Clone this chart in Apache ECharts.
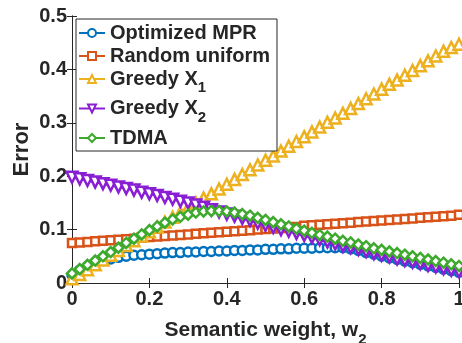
<!DOCTYPE html>
<html>
<head>
<meta charset="utf-8">
<script src="https://cdn.jsdelivr.net/npm/echarts@6/dist/echarts.min.js"></script>
<style>
  html, body { margin: 0; padding: 0; background: #fff; }
  #chart { width: 462px; height: 343px; }
</style>
</head>
<body>
<div id="chart"></div>
<script>
    var weights = [0, 0.02, 0.04, 0.06, 0.08, 0.1, 0.12, 0.14, 0.16, 0.18, 0.2, 0.22, 0.24, 0.26, 0.28, 0.3, 0.32, 0.34, 0.36, 0.38, 0.4,
        0.42, 0.44, 0.46, 0.48, 0.5, 0.52, 0.54, 0.56, 0.58, 0.6, 0.62, 0.64, 0.66, 0.68, 0.7, 0.72, 0.74, 0.76, 0.78, 0.8,
        0.82, 0.84, 0.86, 0.88, 0.9, 0.92, 0.94, 0.96, 0.98, 1];

    var optimizedMPR = [0.015, 0.024, 0.031, 0.037, 0.042, 0.045, 0.048, 0.050, 0.052, 0.053, 0.054, 0.055, 0.056, 0.057, 0.057, 0.058, 0.058, 0.059, 0.059, 0.060, 0.060,
        0.061, 0.061, 0.062, 0.062, 0.063, 0.063, 0.064, 0.064, 0.065, 0.065, 0.065, 0.066, 0.066, 0.066, 0.066, 0.064, 0.061, 0.057, 0.054, 0.050,
        0.047, 0.044, 0.041, 0.038, 0.035, 0.032, 0.029, 0.026, 0.023, 0.020];

    var randomUniform = [0.075, 0.076, 0.077, 0.078, 0.079, 0.080, 0.081, 0.082, 0.083, 0.085, 0.086, 0.087, 0.088, 0.089, 0.090, 0.091, 0.092, 0.093, 0.094, 0.095, 0.096,
        0.097, 0.098, 0.099, 0.100, 0.101, 0.102, 0.103, 0.104, 0.105, 0.107, 0.108, 0.109, 0.110, 0.111, 0.112, 0.113, 0.114, 0.115, 0.116, 0.117,
        0.118, 0.119, 0.120, 0.121, 0.122, 0.123, 0.124, 0.125, 0.126, 0.128];

    var greedyX1 = [0.008, 0.016, 0.025, 0.034, 0.043, 0.052, 0.061, 0.070, 0.079, 0.088, 0.096, 0.105, 0.114, 0.123, 0.132, 0.141, 0.150, 0.159, 0.167, 0.176, 0.185,
        0.194, 0.203, 0.212, 0.221, 0.230, 0.238, 0.247, 0.256, 0.265, 0.274, 0.283, 0.292, 0.301, 0.309, 0.318, 0.327, 0.336, 0.345, 0.354, 0.363,
        0.372, 0.380, 0.389, 0.398, 0.407, 0.416, 0.425, 0.434, 0.441, 0.447];

    var greedyX2 = [0.198, 0.195, 0.192, 0.189, 0.186, 0.183, 0.180, 0.177, 0.174, 0.170, 0.167, 0.164, 0.160, 0.157, 0.153, 0.150, 0.146, 0.142, 0.137, 0.133, 0.129,
        0.125, 0.121, 0.117, 0.112, 0.108, 0.104, 0.100, 0.097, 0.093, 0.089, 0.085, 0.081, 0.077, 0.073, 0.069, 0.066, 0.063, 0.059, 0.055, 0.052,
        0.049, 0.045, 0.042, 0.039, 0.036, 0.033, 0.030, 0.027, 0.024, 0.021];

    var tdma = [0.018, 0.026, 0.034, 0.042, 0.050, 0.058, 0.066, 0.075, 0.083, 0.091, 0.099, 0.106, 0.113, 0.119, 0.124, 0.128, 0.132, 0.134, 0.135, 0.135, 0.134,
        0.132, 0.129, 0.126, 0.122, 0.118, 0.114, 0.110, 0.106, 0.102, 0.098, 0.094, 0.090, 0.087, 0.083, 0.079, 0.076, 0.072, 0.069, 0.065, 0.062,
        0.059, 0.056, 0.053, 0.050, 0.047, 0.044, 0.041, 0.038, 0.035, 0.032];

    var names = ['Optimized MPR', 'Random uniform', 'Greedy X1', 'Greedy X2', 'TDMA'];
    var colors = ['#0072BD', '#D95319', '#EDB120', '#8A1ED4', '#3DAA2E'];
    var symbols = ['circle', 'rect', 'triangle', 'triangle', 'diamond'];
    var values = [optimizedMPR, randomUniform, greedyX1, greedyX2, tdma];

    var ink = '#262626';
    var font = 'Liberation Sans, Arial, sans-serif';

    function pairs(ys) {
        return weights.map(function (w, i) { return [w, ys[i]]; });
    }

    var series = names.map(function (name, k) {
        return {
            name: name,
            type: 'line',
            data: pairs(values[k]),
            clip: false,
            symbol: symbols[k],
            symbolSize: k == 1 ? 8 : (k == 2 || k == 3 ? 11 : (k == 4 ? 10 : 9)),
            symbolRotate: k == 3 ? 180 : 0,
            showAllSymbol: true,
            lineStyle: { color: colors[k], width: 2.5 },
            itemStyle: { color: '#fff', borderColor: colors[k], borderWidth: 2.5 },
            emphasis: { disabled: true },
            animation: false
        };
    });

    var myChart = echarts.init(document.getElementById('chart'));

    var option = {
        backgroundColor: '#fff',
        animation: false,
        color: colors,
        grid: { left: 72, right: 3, top: 16, bottom: 60, containLabel: false, outerBoundsMode: 'none' },
        legend: {
            orient: 'vertical',
            left: 76,
            top: 19,
            padding: [4, 7, 3, 2],
            itemGap: 3,
            itemWidth: 26,
            itemHeight: 10,
            backgroundColor: '#fff',
            borderColor: ink,
            borderWidth: 1,
            borderRadius: 0,
            data: names.map(function (n, k) {
                return { name: n, itemStyle: { color: '#fff', borderColor: colors[k], borderWidth: 2 } };
            }),
            textStyle: {
                color: ink, fontFamily: font, fontWeight: 'bold', fontSize: 20,
                rich: {
                    m: { color: ink, fontFamily: font, fontWeight: 'bold', fontSize: 20 },
                    s: { color: ink, fontFamily: font, fontWeight: 'bold', fontSize: 15, padding: [18, 0, 0, 0] }
                }
            },
            formatter: function (n) {
                if (n == 'Greedy X1') return '{m|Greedy X}{s|1}';
                if (n == 'Greedy X2') return '{m|Greedy X}{s|2}';
                return '{m|' + n + '}';
            }
        },
        xAxis: [{
            type: 'value',
            min: 0, max: 1, interval: 0.2,
            name: '{m|Semantic weight, w}{s|2}',
            nameLocation: 'middle',
            nameGap: 31,
            nameTextStyle: {
                rich: {
                    m: { color: ink, fontFamily: font, fontWeight: 'bold', fontSize: 21 },
                    s: { color: ink, fontFamily: font, fontWeight: 'bold', fontSize: 15, padding: [18, 0, 0, 0] }
                }
            },
            axisLine: { show: true, lineStyle: { color: ink, width: 1 } },
            axisTick: { show: true, inside: true, length: 5, lineStyle: { color: ink } },
            axisLabel: { color: ink, fontFamily: font, fontWeight: 'bold', fontSize: 20, margin: 6 },
            splitLine: { show: false }
        }, {
            type: 'value',
            position: 'top',
            min: 0, max: 1, interval: 0.2,
            axisLine: { show: true, lineStyle: { color: ink, width: 1 } },
            axisTick: { show: true, inside: true, length: 5, lineStyle: { color: ink } },
            axisLabel: { show: false },
            splitLine: { show: false }
        }],
        yAxis: [{
            type: 'value',
            min: 0, max: 0.5, interval: 0.1,
            name: 'Error',
            nameLocation: 'middle',
            nameGap: 39,
            nameMoveOverlap: false,
            nameTextStyle: { color: ink, fontFamily: font, fontWeight: 'bold', fontSize: 22 },
            axisLine: { show: true, lineStyle: { color: ink, width: 1 } },
            axisTick: { show: true, inside: true, length: 5, lineStyle: { color: ink } },
            axisLabel: { color: ink, fontFamily: font, fontWeight: 'bold', fontSize: 20, margin: 5 },
            splitLine: { show: false }
        }, {
            type: 'value',
            position: 'right',
            min: 0, max: 0.5, interval: 0.1,
            axisLine: { show: true, lineStyle: { color: ink, width: 1 } },
            axisTick: { show: true, inside: true, length: 5, lineStyle: { color: ink } },
            axisLabel: { show: false },
            splitLine: { show: false }
        }],
        series: series
    };

    myChart.setOption(option);
</script>
</body>
</html>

----

*EXERCISE DESCRIPTION*.
Quote, please, every line of the material above from its start through the line that has "0.125, 0.126, 0.128];", reproducing the words exactly and dropping any images.

*ANSWER TO THIS EXERCISE*.
Clone this chart in Apache ECharts.
<!DOCTYPE html>
<html>
<head>
<meta charset="utf-8">
<script src="https://cdn.jsdelivr.net/npm/echarts@6/dist/echarts.min.js"></script>
<style>
  html, body { margin: 0; padding: 0; background: #fff; }
  #chart { width: 462px; height: 343px; }
</style>
</head>
<body>
<div id="chart"></div>
<script>
    var weights = [0, 0.02, 0.04, 0.06, 0.08, 0.1, 0.12, 0.14, 0.16, 0.18, 0.2, 0.22, 0.24, 0.26, 0.28, 0.3, 0.32, 0.34, 0.36, 0.38, 0.4,
        0.42, 0.44, 0.46, 0.48, 0.5, 0.52, 0.54, 0.56, 0.58, 0.6, 0.62, 0.64, 0.66, 0.68, 0.7, 0.72, 0.74, 0.76, 0.78, 0.8,
        0.82, 0.84, 0.86, 0.88, 0.9, 0.92, 0.94, 0.96, 0.98, 1];

    var optimizedMPR = [0.015, 0.024, 0.031, 0.037, 0.042, 0.045, 0.048, 0.050, 0.052, 0.053, 0.054, 0.055, 0.056, 0.057, 0.057, 0.058, 0.058, 0.059, 0.059, 0.060, 0.060,
        0.061, 0.061, 0.062, 0.062, 0.063, 0.063, 0.064, 0.064, 0.065, 0.065, 0.065, 0.066, 0.066, 0.066, 0.066, 0.064, 0.061, 0.057, 0.054, 0.050,
        0.047, 0.044, 0.041, 0.038, 0.035, 0.032, 0.029, 0.026, 0.023, 0.020];

    var randomUniform = [0.075, 0.076, 0.077, 0.078, 0.079, 0.080, 0.081, 0.082, 0.083, 0.085, 0.086, 0.087, 0.088, 0.089, 0.090, 0.091, 0.092, 0.093, 0.094, 0.095, 0.096,
        0.097, 0.098, 0.099, 0.100, 0.101, 0.102, 0.103, 0.104, 0.105, 0.107, 0.108, 0.109, 0.110, 0.111, 0.112, 0.113, 0.114, 0.115, 0.116, 0.117,
        0.118, 0.119, 0.120, 0.121, 0.122, 0.123, 0.124, 0.125, 0.126, 0.128];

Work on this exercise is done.